*Material*

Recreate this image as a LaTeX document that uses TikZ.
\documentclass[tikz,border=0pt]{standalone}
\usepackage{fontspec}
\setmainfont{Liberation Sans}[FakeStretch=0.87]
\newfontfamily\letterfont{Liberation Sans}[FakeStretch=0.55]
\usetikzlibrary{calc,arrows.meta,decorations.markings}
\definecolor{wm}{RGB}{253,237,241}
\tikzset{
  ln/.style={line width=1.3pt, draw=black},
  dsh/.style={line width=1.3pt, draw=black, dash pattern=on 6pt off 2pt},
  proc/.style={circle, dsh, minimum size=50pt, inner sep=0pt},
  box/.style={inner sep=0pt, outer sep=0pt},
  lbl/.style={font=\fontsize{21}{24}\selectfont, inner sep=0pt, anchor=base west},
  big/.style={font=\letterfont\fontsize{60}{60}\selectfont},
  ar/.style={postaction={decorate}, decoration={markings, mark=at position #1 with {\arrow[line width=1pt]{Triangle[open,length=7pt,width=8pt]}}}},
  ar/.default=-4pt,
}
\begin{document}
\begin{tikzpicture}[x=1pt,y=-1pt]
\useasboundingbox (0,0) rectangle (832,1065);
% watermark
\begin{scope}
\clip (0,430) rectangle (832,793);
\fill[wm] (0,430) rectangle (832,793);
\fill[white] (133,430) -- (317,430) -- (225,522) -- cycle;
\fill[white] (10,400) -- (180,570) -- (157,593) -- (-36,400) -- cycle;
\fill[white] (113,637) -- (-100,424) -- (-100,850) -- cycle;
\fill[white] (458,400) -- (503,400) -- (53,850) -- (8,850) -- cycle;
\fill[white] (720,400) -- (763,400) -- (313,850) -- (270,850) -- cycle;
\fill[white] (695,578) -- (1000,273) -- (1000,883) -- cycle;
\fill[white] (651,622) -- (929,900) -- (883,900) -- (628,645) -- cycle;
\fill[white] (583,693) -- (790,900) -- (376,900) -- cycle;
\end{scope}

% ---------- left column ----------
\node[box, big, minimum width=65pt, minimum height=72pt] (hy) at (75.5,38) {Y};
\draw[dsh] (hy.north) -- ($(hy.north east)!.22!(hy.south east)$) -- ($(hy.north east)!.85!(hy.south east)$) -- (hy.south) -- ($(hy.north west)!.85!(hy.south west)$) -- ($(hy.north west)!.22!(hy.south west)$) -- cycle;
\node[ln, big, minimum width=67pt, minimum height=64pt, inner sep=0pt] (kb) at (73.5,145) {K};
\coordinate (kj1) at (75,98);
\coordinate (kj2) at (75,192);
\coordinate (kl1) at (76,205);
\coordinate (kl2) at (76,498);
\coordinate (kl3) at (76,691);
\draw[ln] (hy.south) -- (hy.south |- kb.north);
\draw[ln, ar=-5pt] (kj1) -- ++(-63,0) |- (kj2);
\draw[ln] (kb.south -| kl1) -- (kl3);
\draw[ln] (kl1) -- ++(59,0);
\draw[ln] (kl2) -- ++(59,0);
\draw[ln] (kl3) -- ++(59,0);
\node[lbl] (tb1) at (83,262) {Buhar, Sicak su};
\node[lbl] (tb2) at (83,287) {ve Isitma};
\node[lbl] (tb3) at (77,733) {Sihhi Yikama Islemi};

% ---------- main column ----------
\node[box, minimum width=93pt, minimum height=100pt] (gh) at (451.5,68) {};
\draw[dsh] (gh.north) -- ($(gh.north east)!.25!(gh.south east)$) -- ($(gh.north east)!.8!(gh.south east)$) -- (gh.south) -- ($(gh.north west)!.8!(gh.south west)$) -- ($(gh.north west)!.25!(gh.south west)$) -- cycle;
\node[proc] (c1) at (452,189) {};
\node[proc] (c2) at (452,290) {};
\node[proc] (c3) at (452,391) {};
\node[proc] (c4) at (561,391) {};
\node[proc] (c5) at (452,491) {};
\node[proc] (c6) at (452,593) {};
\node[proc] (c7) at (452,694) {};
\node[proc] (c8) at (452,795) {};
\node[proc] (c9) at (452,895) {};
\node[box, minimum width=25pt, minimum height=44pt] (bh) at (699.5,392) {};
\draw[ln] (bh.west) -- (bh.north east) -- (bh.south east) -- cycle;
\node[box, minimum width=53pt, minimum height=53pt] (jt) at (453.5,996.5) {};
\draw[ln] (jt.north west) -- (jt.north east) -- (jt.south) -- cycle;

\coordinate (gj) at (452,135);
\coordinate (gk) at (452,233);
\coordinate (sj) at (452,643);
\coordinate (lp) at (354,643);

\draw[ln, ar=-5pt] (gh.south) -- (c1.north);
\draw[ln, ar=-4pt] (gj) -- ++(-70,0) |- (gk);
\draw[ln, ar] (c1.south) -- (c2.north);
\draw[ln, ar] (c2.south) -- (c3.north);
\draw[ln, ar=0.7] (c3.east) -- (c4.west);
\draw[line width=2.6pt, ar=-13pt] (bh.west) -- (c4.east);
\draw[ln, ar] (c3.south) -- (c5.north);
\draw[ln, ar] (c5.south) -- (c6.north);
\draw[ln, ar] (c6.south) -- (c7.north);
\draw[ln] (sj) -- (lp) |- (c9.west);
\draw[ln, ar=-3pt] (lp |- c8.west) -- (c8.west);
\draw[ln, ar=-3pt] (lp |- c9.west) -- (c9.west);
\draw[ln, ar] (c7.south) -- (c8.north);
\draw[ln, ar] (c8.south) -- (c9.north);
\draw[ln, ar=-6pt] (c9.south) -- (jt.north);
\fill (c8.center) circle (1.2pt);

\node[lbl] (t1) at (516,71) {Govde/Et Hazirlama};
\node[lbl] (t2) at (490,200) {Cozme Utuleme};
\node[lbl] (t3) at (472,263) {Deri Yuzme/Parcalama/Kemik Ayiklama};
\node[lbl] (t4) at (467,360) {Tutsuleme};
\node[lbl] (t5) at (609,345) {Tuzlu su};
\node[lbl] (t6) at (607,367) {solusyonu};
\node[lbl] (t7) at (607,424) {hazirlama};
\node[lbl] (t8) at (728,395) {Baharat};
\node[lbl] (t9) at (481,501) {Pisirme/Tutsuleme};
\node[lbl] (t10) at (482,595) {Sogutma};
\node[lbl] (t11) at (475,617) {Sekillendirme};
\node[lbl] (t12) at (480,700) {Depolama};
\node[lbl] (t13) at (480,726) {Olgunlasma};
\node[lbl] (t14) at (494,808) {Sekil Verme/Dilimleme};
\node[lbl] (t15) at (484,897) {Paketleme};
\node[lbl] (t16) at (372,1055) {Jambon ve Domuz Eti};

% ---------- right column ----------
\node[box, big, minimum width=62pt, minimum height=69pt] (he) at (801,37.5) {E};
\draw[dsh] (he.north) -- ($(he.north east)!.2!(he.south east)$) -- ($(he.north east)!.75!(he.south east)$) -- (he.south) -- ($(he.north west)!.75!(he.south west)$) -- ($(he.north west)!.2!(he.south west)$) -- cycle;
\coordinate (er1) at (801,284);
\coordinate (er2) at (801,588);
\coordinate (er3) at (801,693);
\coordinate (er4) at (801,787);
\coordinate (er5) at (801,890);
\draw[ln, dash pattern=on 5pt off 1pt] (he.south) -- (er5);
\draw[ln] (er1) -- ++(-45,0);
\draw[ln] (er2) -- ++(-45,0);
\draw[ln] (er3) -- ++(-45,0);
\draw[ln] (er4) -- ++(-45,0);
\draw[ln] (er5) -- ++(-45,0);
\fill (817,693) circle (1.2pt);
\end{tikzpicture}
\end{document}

*Work instructions*
Every line of the material must be returned exactly as it appears.

*Exercise response*
Recreate this image as a LaTeX document that uses TikZ.
\documentclass[tikz,border=0pt]{standalone}
\usepackage{fontspec}
\setmainfont{Liberation Sans}[FakeStretch=0.87]
\newfontfamily\letterfont{Liberation Sans}[FakeStretch=0.55]
\usetikzlibrary{calc,arrows.meta,decorations.markings}
\definecolor{wm}{RGB}{253,237,241}
\tikzset{
  ln/.style={line width=1.3pt, draw=black},
  dsh/.style={line width=1.3pt, draw=black, dash pattern=on 6pt off 2pt},
  proc/.style={circle, dsh, minimum size=50pt, inner sep=0pt},
  box/.style={inner sep=0pt, outer sep=0pt},
  lbl/.style={font=\fontsize{21}{24}\selectfont, inner sep=0pt, anchor=base west},
  big/.style={font=\letterfont\fontsize{60}{60}\selectfont},
  ar/.style={postaction={decorate}, decoration={markings, mark=at position #1 with {\arrow[line width=1pt]{Triangle[open,length=7pt,width=8pt]}}}},
  ar/.default=-4pt,
}
\begin{document}
\begin{tikzpicture}[x=1pt,y=-1pt]
\useasboundingbox (0,0) rectangle (832,1065);
% watermark
\begin{scope}
\clip (0,430) rectangle (832,793);
\fill[wm] (0,430) rectangle (832,793);
\fill[white] (133,430) -- (317,430) -- (225,522) -- cycle;
\fill[white] (10,400) -- (180,570) -- (157,593) -- (-36,400) -- cycle;
\fill[white] (113,637) -- (-100,424) -- (-100,850) -- cycle;
\fill[white] (458,400) -- (503,400) -- (53,850) -- (8,850) -- cycle;
\fill[white] (720,400) -- (763,400) -- (313,850) -- (270,850) -- cycle;
\fill[white] (695,578) -- (1000,273) -- (1000,883) -- cycle;
\fill[white] (651,622) -- (929,900) -- (883,900) -- (628,645) -- cycle;
\fill[white] (583,693) -- (790,900) -- (376,900) -- cycle;
\end{scope}

% ---------- left column ----------
\node[box, big, minimum width=65pt, minimum height=72pt] (hy) at (75.5,38) {Y};
\draw[dsh] (hy.north) -- ($(hy.north east)!.22!(hy.south east)$) -- ($(hy.north east)!.85!(hy.south east)$) -- (hy.south) -- ($(hy.north west)!.85!(hy.south west)$) -- ($(hy.north west)!.22!(hy.south west)$) -- cycle;
\node[ln, big, minimum width=67pt, minimum height=64pt, inner sep=0pt] (kb) at (73.5,145) {K};
\coordinate (kj1) at (75,98);
\coordinate (kj2) at (75,192);
\coordinate (kl1) at (76,205);
\coordinate (kl2) at (76,498);
\coordinate (kl3) at (76,691);
\draw[ln] (hy.south) -- (hy.south |- kb.north);
\draw[ln, ar=-5pt] (kj1) -- ++(-63,0) |- (kj2);
\draw[ln] (kb.south -| kl1) -- (kl3);
\draw[ln] (kl1) -- ++(59,0);
\draw[ln] (kl2) -- ++(59,0);
\draw[ln] (kl3) -- ++(59,0);
\node[lbl] (tb1) at (83,262) {Buhar, Sicak su};
\node[lbl] (tb2) at (83,287) {ve Isitma};
\node[lbl] (tb3) at (77,733) {Sihhi Yikama Islemi};

% ---------- main column ----------
\node[box, minimum width=93pt, minimum height=100pt] (gh) at (451.5,68) {};
\draw[dsh] (gh.north) -- ($(gh.north east)!.25!(gh.south east)$) -- ($(gh.north east)!.8!(gh.south east)$) -- (gh.south) -- ($(gh.north west)!.8!(gh.south west)$) -- ($(gh.north west)!.25!(gh.south west)$) -- cycle;
\node[proc] (c1) at (452,189) {};
\node[proc] (c2) at (452,290) {};
\node[proc] (c3) at (452,391) {};
\node[proc] (c4) at (561,391) {};
\node[proc] (c5) at (452,491) {};
\node[proc] (c6) at (452,593) {};
\node[proc] (c7) at (452,694) {};
\node[proc] (c8) at (452,795) {};
\node[proc] (c9) at (452,895) {};
\node[box, minimum width=25pt, minimum height=44pt] (bh) at (699.5,392) {};
\draw[ln] (bh.west) -- (bh.north east) -- (bh.south east) -- cycle;
\node[box, minimum width=53pt, minimum height=53pt] (jt) at (453.5,996.5) {};
\draw[ln] (jt.north west) -- (jt.north east) -- (jt.south) -- cycle;

\coordinate (gj) at (452,135);
\coordinate (gk) at (452,233);
\coordinate (sj) at (452,643);
\coordinate (lp) at (354,643);

\draw[ln, ar=-5pt] (gh.south) -- (c1.north);
\draw[ln, ar=-4pt] (gj) -- ++(-70,0) |- (gk);
\draw[ln, ar] (c1.south) -- (c2.north);
\draw[ln, ar] (c2.south) -- (c3.north);
\draw[ln, ar=0.7] (c3.east) -- (c4.west);
\draw[line width=2.6pt, ar=-13pt] (bh.west) -- (c4.east);
\draw[ln, ar] (c3.south) -- (c5.north);
\draw[ln, ar] (c5.south) -- (c6.north);
\draw[ln, ar] (c6.south) -- (c7.north);
\draw[ln] (sj) -- (lp) |- (c9.west);
\draw[ln, ar=-3pt] (lp |- c8.west) -- (c8.west);
\draw[ln, ar=-3pt] (lp |- c9.west) -- (c9.west);
\draw[ln, ar] (c7.south) -- (c8.north);
\draw[ln, ar] (c8.south) -- (c9.north);
\draw[ln, ar=-6pt] (c9.south) -- (jt.north);
\fill (c8.center) circle (1.2pt);

\node[lbl] (t1) at (516,71) {Govde/Et Hazirlama};
\node[lbl] (t2) at (490,200) {Cozme Utuleme};
\node[lbl] (t3) at (472,263) {Deri Yuzme/Parcalama/Kemik Ayiklama};
\node[lbl] (t4) at (467,360) {Tutsuleme};
\node[lbl] (t5) at (609,345) {Tuzlu su};
\node[lbl] (t6) at (607,367) {solusyonu};
\node[lbl] (t7) at (607,424) {hazirlama};
\node[lbl] (t8) at (728,395) {Baharat};
\node[lbl] (t9) at (481,501) {Pisirme/Tutsuleme};
\node[lbl] (t10) at (482,595) {Sogutma};
\node[lbl] (t11) at (475,617) {Sekillendirme};
\node[lbl] (t12) at (480,700) {Depolama};
\node[lbl] (t13) at (480,726) {Olgunlasma};
\node[lbl] (t14) at (494,808) {Sekil Verme/Dilimleme};
\node[lbl] (t15) at (484,897) {Paketleme};
\node[lbl] (t16) at (372,1055) {Jambon ve Domuz Eti};

% ---------- right column ----------
\node[box, big, minimum width=62pt, minimum height=69pt] (he) at (801,37.5) {E};
\draw[dsh] (he.north) -- ($(he.north east)!.2!(he.south east)$) -- ($(he.north east)!.75!(he.south east)$) -- (he.south) -- ($(he.north west)!.75!(he.south west)$) -- ($(he.north west)!.2!(he.south west)$) -- cycle;
\coordinate (er1) at (801,284);
\coordinate (er2) at (801,588);
\coordinate (er3) at (801,693);
\coordinate (er4) at (801,787);
\coordinate (er5) at (801,890);
\draw[ln, dash pattern=on 5pt off 1pt] (he.south) -- (er5);
\draw[ln] (er1) -- ++(-45,0);
\draw[ln] (er2) -- ++(-45,0);
\draw[ln] (er3) -- ++(-45,0);
\draw[ln] (er4) -- ++(-45,0);
\draw[ln] (er5) -- ++(-45,0);
\fill (817,693) circle (1.2pt);
\end{tikzpicture}
\end{document}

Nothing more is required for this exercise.